Depuis Bruxelles où il participe à une réunion de l'Otan, le chef de la diplomatie américaine Antony Blinken a affirmé qu'un "pays qui commet des violations flagrantes et systématiques des droits humains ne devrait pas sièger au sein d'une instance dont la mission est de protéger ces droits".
"Aujourd'hui, un tort a été corrigé", a ajouté le secrétaire d'Etat.
La Russie est accusée de crimes de guerre et d'exactions contre les civils dans les zones ukrainiennes qu'elle a occupées, comme à Boutcha, ce qui a précipité la démarche de Washington de la faire suspendre du Conseil des droits de l'Homme.
Moscou est membre par intermittence depuis 2006 du Conseil car deux mandats d'affilée seulement sont autorisés pour ses membres. Son mandat actuel expirait en 2023. L'Ukraine fait partie des membres actuels du Conseil.
- Protection des civils - La résolution adoptée jeudi exprime la "profonde préoccupation" de l'Assemblée générale "face à la crise humanitaire et des droits de l'Homme en cours en Ukraine, en particulier face aux informations faisant état de violations et d'atteintes aux droits de l'Homme", parfois "systématiques", et "de violations du droit international humanitaire par la Fédération de Russie".
Le Conseil des droits de l'Homme est le principal forum des Nations unies chargé de promouvoir ce domaine. Né en 2006, il est composé de 47 états membres, élus par l'Assemblée générale des Nations unies.
Outre la promotion des droits humains, il a pour mission l'examen régulier de leur situation dans les pays membres de l'ONU.
Le Conseil peut aussi se saisir de toute question ou situation en lien avec les droits humains qui l'exige, y compris au cours de séances exceptionnelles, qui peuvent être convoquées en urgence. Ce fut notamment le cas récemment pour la situation en Ukraine, malgré l'opposition de Moscou, ou en Ethiopie.
Depuis l'invasion russe de l'Ukraine, l'Assemblée générale de l'ONU s'est exprimée à trois reprises sur cette guerre, incluant le vote de ce jeudi.

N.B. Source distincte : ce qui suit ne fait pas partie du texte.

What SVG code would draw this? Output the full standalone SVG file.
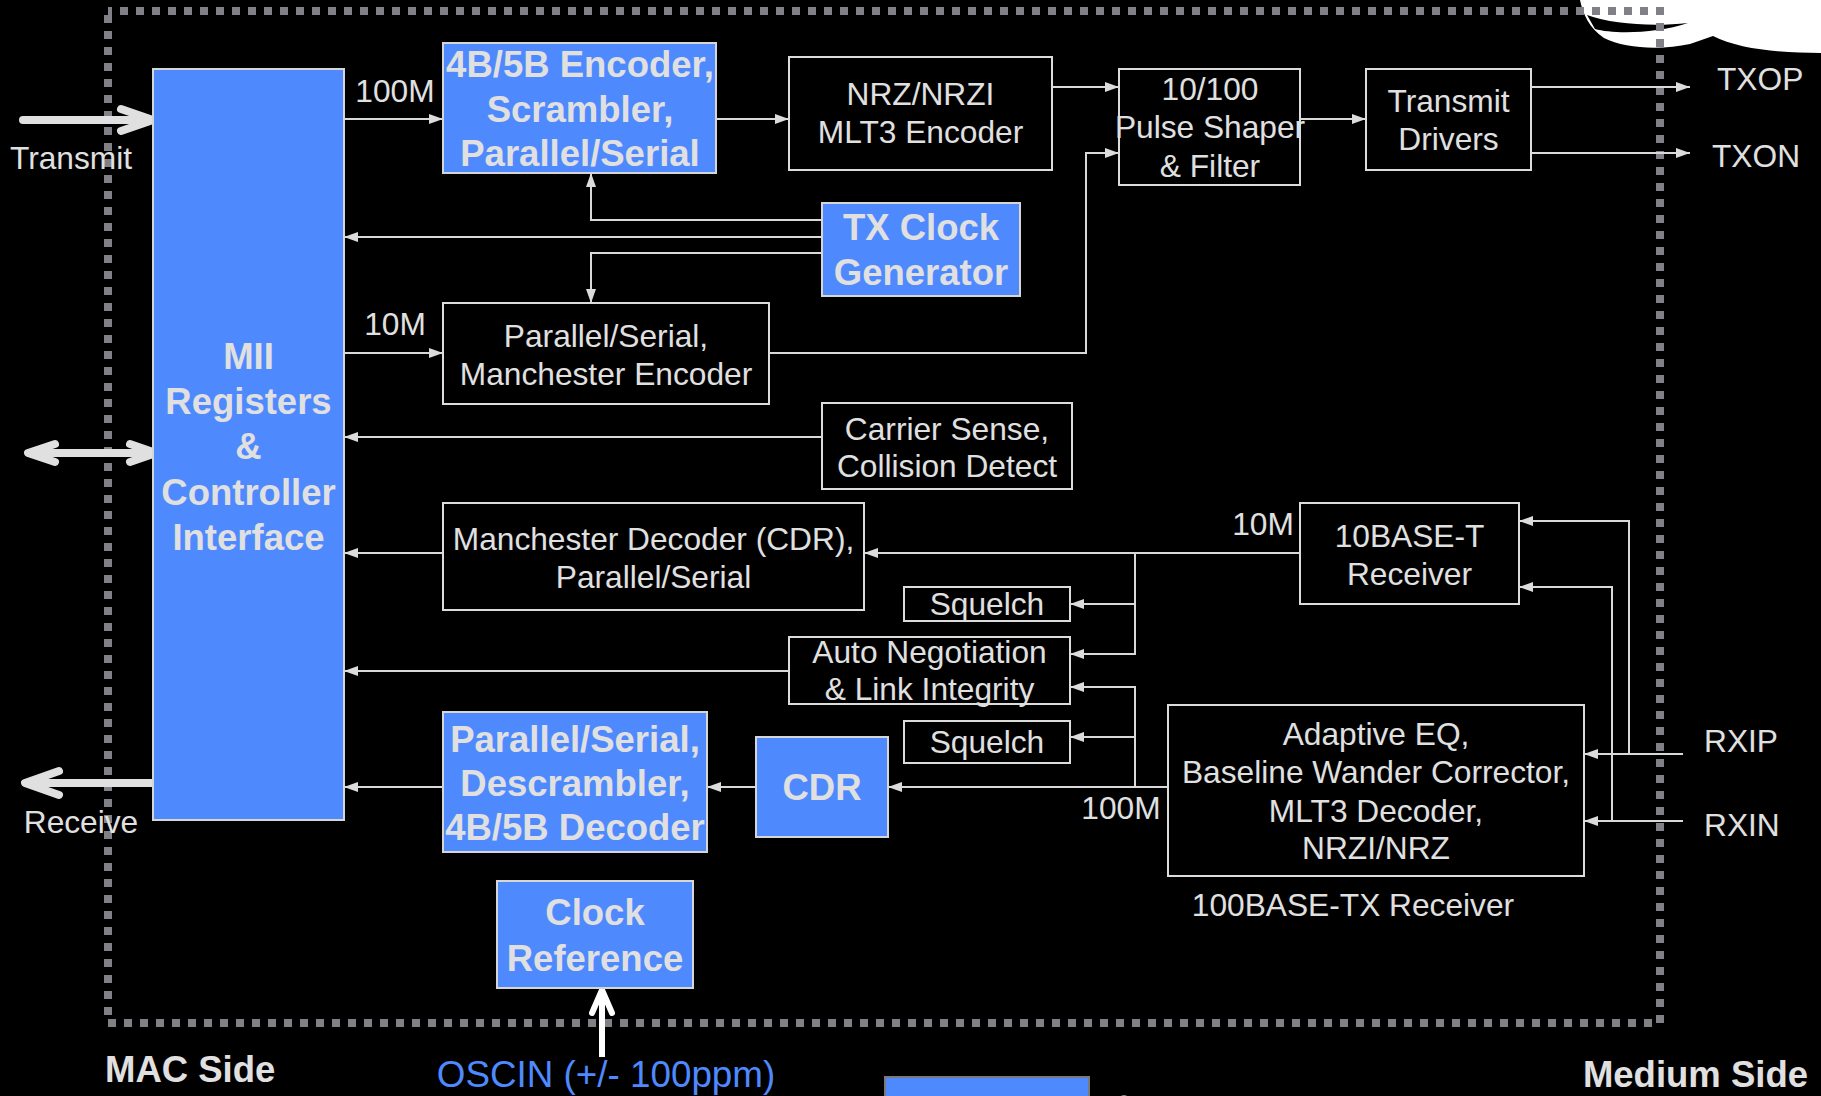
<svg xmlns="http://www.w3.org/2000/svg" width="1821" height="1096" viewBox="0 0 1821 1096">
<defs>
<marker id="ah" viewBox="0 0 14 10" refX="14" refY="5" markerWidth="14" markerHeight="10" markerUnits="userSpaceOnUse" orient="auto">
<path d="M0,0 L14,5 L0,10 Z" fill="#dcdcdc"/>
</marker>
<style>
.bg{fill:#000}
.blue{fill:#4f89fe;stroke:#d6d6d6;stroke-width:2}
.blk{fill:#000;stroke:#dcdcdc;stroke-width:2}
.t{font-family:"Liberation Sans",Arial,sans-serif;font-size:31.7px;fill:#e0e0e0;text-anchor:middle}
.b{font-family:"Liberation Sans",Arial,sans-serif;font-size:36.5px;font-weight:bold;fill:#e0e0e0;text-anchor:middle}
.s{font-family:"Liberation Sans",Arial,sans-serif;font-size:31.7px;fill:#e0e0e0}
.c{fill:none;stroke:#d9d9d9;stroke-width:2}
.ca{fill:none;stroke:#d9d9d9;stroke-width:2;marker-end:url(#ah)}
.thick{fill:none;stroke:#e0e0e0;stroke-width:8;stroke-linecap:round;stroke-linejoin:round}
</style>
</defs>
<rect class="bg" x="0" y="0" width="1821" height="1096"/>

<!-- decorative white shape top right -->
<path d="M1580,0 C1583,14 1589,28 1604,38 C1625,49 1662,50 1690,44 L1713,36 C1738,49 1780,53 1821,53 L1821,0 Z" fill="#fff"/>
<path d="M1587,15 C1612,24 1652,27 1688,23 C1656,34 1612,34 1595,29 Z" fill="#000"/>

<!-- boundary -->
<rect x="108" y="11" width="1552" height="1012" fill="none" stroke="#808086" stroke-width="8" stroke-dasharray="8 8" stroke-dashoffset="4"/>

<!-- bottom partial blue rect -->
<rect x="885" y="1077" width="204" height="30" fill="#4f89fe" stroke="#7a7a7a" stroke-width="2"/>
<circle cx="1124" cy="1099" r="4" fill="#8a8a8a"/>

<g id="connectors">
<line class="ca" x1="344" y1="119" x2="443" y2="119"/>
<line class="ca" x1="716" y1="119" x2="789" y2="119"/>
<line class="ca" x1="1052" y1="87" x2="1119" y2="87"/>
<line class="ca" x1="1300" y1="119" x2="1366" y2="119"/>
<line class="ca" x1="1531" y1="87" x2="1690" y2="87"/>
<line class="ca" x1="1531" y1="153" x2="1690" y2="153"/>
<polyline class="ca" points="822,220 591,220 591,173"/>
<line class="ca" x1="822" y1="237" x2="344" y2="237"/>
<polyline class="ca" points="822,253 591,253 591,303"/>
<line class="ca" x1="344" y1="353" x2="443" y2="353"/>
<polyline class="ca" points="769,353 1086,353 1086,153 1119,153"/>
<line class="ca" x1="822" y1="437" x2="344" y2="437"/>
<line class="ca" x1="443" y1="553" x2="344" y2="553"/>
<line class="ca" x1="1300" y1="553" x2="864" y2="553"/>
<polyline class="ca" points="1135,553 1135,654 1070,654"/>
<line class="ca" x1="1135" y1="604" x2="1070" y2="604"/>
<line class="ca" x1="789" y1="671" x2="344" y2="671"/>
<line class="ca" x1="1168" y1="787" x2="888" y2="787"/>
<polyline class="ca" points="1135,787 1135,687 1070,687"/>
<line class="ca" x1="1135" y1="737" x2="1070" y2="737"/>
<line class="ca" x1="756" y1="787" x2="707" y2="787"/>
<line class="ca" x1="443" y1="787" x2="344" y2="787"/>
<line class="ca" x1="1683" y1="754" x2="1584" y2="754"/>
<polyline class="ca" points="1629,754 1629,521 1519,521"/>
<line class="ca" x1="1683" y1="821" x2="1584" y2="821"/>
<polyline class="ca" points="1612,821 1612,587 1519,587"/>
<!-- thick MII arrows -->
<line class="thick" x1="23" y1="120" x2="150" y2="120"/>
<polyline class="thick" points="121,109 153,120 121,131"/>
<line class="thick" x1="30" y1="453" x2="154" y2="453"/>
<polyline class="thick" points="55,444 28,453 55,462"/>
<polyline class="thick" points="130,444 156,453 130,462"/>
<line class="thick" x1="156" y1="783" x2="28" y2="783"/>
<polyline class="thick" points="59,771 25,783 59,795"/>
<!-- clock ref -->
<line x1="602" y1="1057" x2="602" y2="991" stroke="#fff" stroke-width="6"/>
<polyline points="592,1013 602,990 612,1013" fill="none" stroke="#fff" stroke-width="6" stroke-linecap="round" stroke-linejoin="round"/>
</g>

<g id="mii">
<rect class="blue" x="153" y="69" width="191" height="751"/>
<text class="b" x="248.5" y="369">MII</text>
<text class="b" x="248.5" y="414">Registers</text>
<text class="b" x="248.5" y="459">&amp;</text>
<text class="b" x="248.5" y="505">Controller</text>
<text class="b" x="248.5" y="550">Interface</text>
</g>

<g id="enc4b5b">
<rect class="blue" x="443" y="43" width="273" height="130"/>
<text class="b" x="580" y="77">4B/5B Encoder,</text>
<text class="b" x="580" y="122">Scrambler,</text>
<text class="b" x="580" y="166">Parallel/Serial</text>
</g>

<g id="nrz">
<rect class="blk" x="789" y="57" width="263" height="113"/>
<text class="t" x="920.5" y="105">NRZ/NRZI</text>
<text class="t" x="920.5" y="143">MLT3 Encoder</text>
</g>

<g id="pulse">
<rect class="blk" x="1119" y="69" width="181" height="116"/>
<text class="t" x="1210" y="100">10/100</text>
<text class="t" x="1210" y="138">Pulse Shaper</text>
<text class="t" x="1210" y="177">&amp; Filter</text>
</g>

<g id="drivers">
<rect class="blk" x="1366" y="69" width="165" height="101"/>
<text class="t" x="1448.5" y="112">Transmit</text>
<text class="t" x="1448.5" y="150">Drivers</text>
</g>

<g id="txclock">
<rect class="blue" x="822" y="203" width="198" height="93"/>
<text class="b" x="921" y="240">TX Clock</text>
<text class="b" x="921" y="285">Generator</text>
</g>

<g id="manenc">
<rect class="blk" x="443" y="303" width="326" height="101"/>
<text class="t" x="606" y="347">Parallel/Serial,</text>
<text class="t" x="606" y="385">Manchester Encoder</text>
</g>

<g id="carrier">
<rect class="blk" x="822" y="403" width="250" height="86"/>
<text class="t" x="947" y="440">Carrier Sense,</text>
<text class="t" x="947" y="477">Collision Detect</text>
</g>

<g id="mandec">
<rect class="blk" x="443" y="503" width="421" height="107"/>
<text class="t" x="653.5" y="550">Manchester Decoder (CDR),</text>
<text class="t" x="653.5" y="588">Parallel/Serial</text>
</g>

<g id="rx10">
<rect class="blk" x="1300" y="503" width="219" height="101"/>
<text class="t" x="1409.5" y="547">10BASE-T</text>
<text class="t" x="1409.5" y="585">Receiver</text>
</g>

<g id="squelch1">
<rect class="blk" x="904" y="587" width="166" height="34"/>
<text class="t" x="987" y="615">Squelch</text>
</g>

<g id="autoneg">
<rect class="blk" x="789" y="637" width="281" height="67"/>
<text class="t" x="929.5" y="663">Auto Negotiation</text>
<text class="t" x="929.5" y="700">&amp; Link Integrity</text>
</g>

<g id="squelch2">
<rect class="blk" x="904" y="721" width="166" height="42"/>
<text class="t" x="987" y="753">Squelch</text>
</g>

<g id="descr">
<rect class="blue" x="443" y="712" width="264" height="140"/>
<text class="b" x="575" y="752">Parallel/Serial,</text>
<text class="b" x="575" y="796">Descrambler,</text>
<text class="b" x="575" y="840">4B/5B Decoder</text>
</g>

<g id="cdr">
<rect class="blue" x="756" y="737" width="132" height="100"/>
<text class="b" x="822" y="800">CDR</text>
</g>

<g id="adaptive">
<rect class="blk" x="1168" y="705" width="416" height="171"/>
<text class="t" x="1376" y="745">Adaptive EQ,</text>
<text class="t" x="1376" y="783">Baseline Wander Corrector,</text>
<text class="t" x="1376" y="822">MLT3 Decoder,</text>
<text class="t" x="1376" y="859">NRZI/NRZ</text>
</g>

<g id="clockref">
<rect class="blue" x="497" y="881" width="196" height="107"/>
<text class="b" x="595" y="925">Clock</text>
<text class="b" x="595" y="971">Reference</text>
</g>

<g id="labels">
<text class="t" x="395" y="102">100M</text>
<text class="t" x="395" y="335">10M</text>
<text class="t" x="1263" y="535">10M</text>
<text class="t" x="1121" y="819">100M</text>
<text class="t" x="71" y="169">Transmit</text>
<text class="t" x="81" y="833">Receive</text>
<text class="s" x="1717" y="90">TXOP</text>
<text class="s" x="1712" y="167">TXON</text>
<text class="s" x="1704" y="752">RXIP</text>
<text class="s" x="1704" y="836">RXIN</text>
<text class="t" x="1353" y="916">100BASE-TX Receiver</text>
<text class="b" x="105" y="1082" style="text-anchor:start">MAC Side</text>
<text class="b" x="1808" y="1087" style="text-anchor:end">Medium Side</text>
<text class="t" x="606" y="1087" style="fill:#4f89fe;font-size:36.8px">OSCIN (+/- 100ppm)</text>
</g>
</svg>
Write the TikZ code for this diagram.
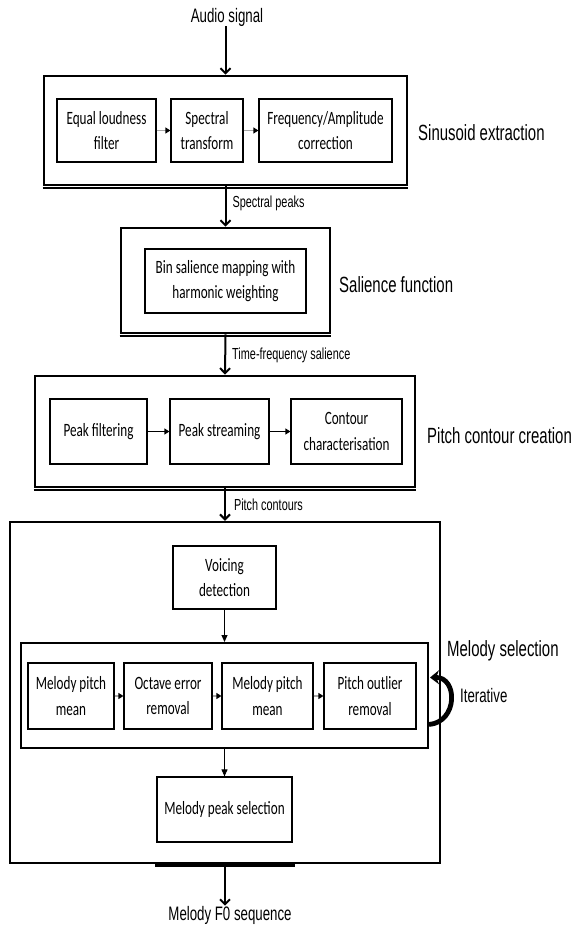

Le 2 mars, lors d'un premier vote historique, 141 pays avaient condamné l'invasion déclenchée par la Russie, membre permanent du Conseil de sécurité de l'ONU, 5 pays votant contre (outre la Russie, le Bélarus, la Syrie, la Corée du Nord et l'Érythrée), 35 s'abstenant.
Le 24 mars, l'Assemblée générale avait réclamé un accès humanitaire sans entrave et la protection des civils en Ukraine. Lors du scrutin, 140 pays avaient voté pour, cinq contre (les cinq mêmes que le 2 mars) et 38 pays s'étaient abstenus.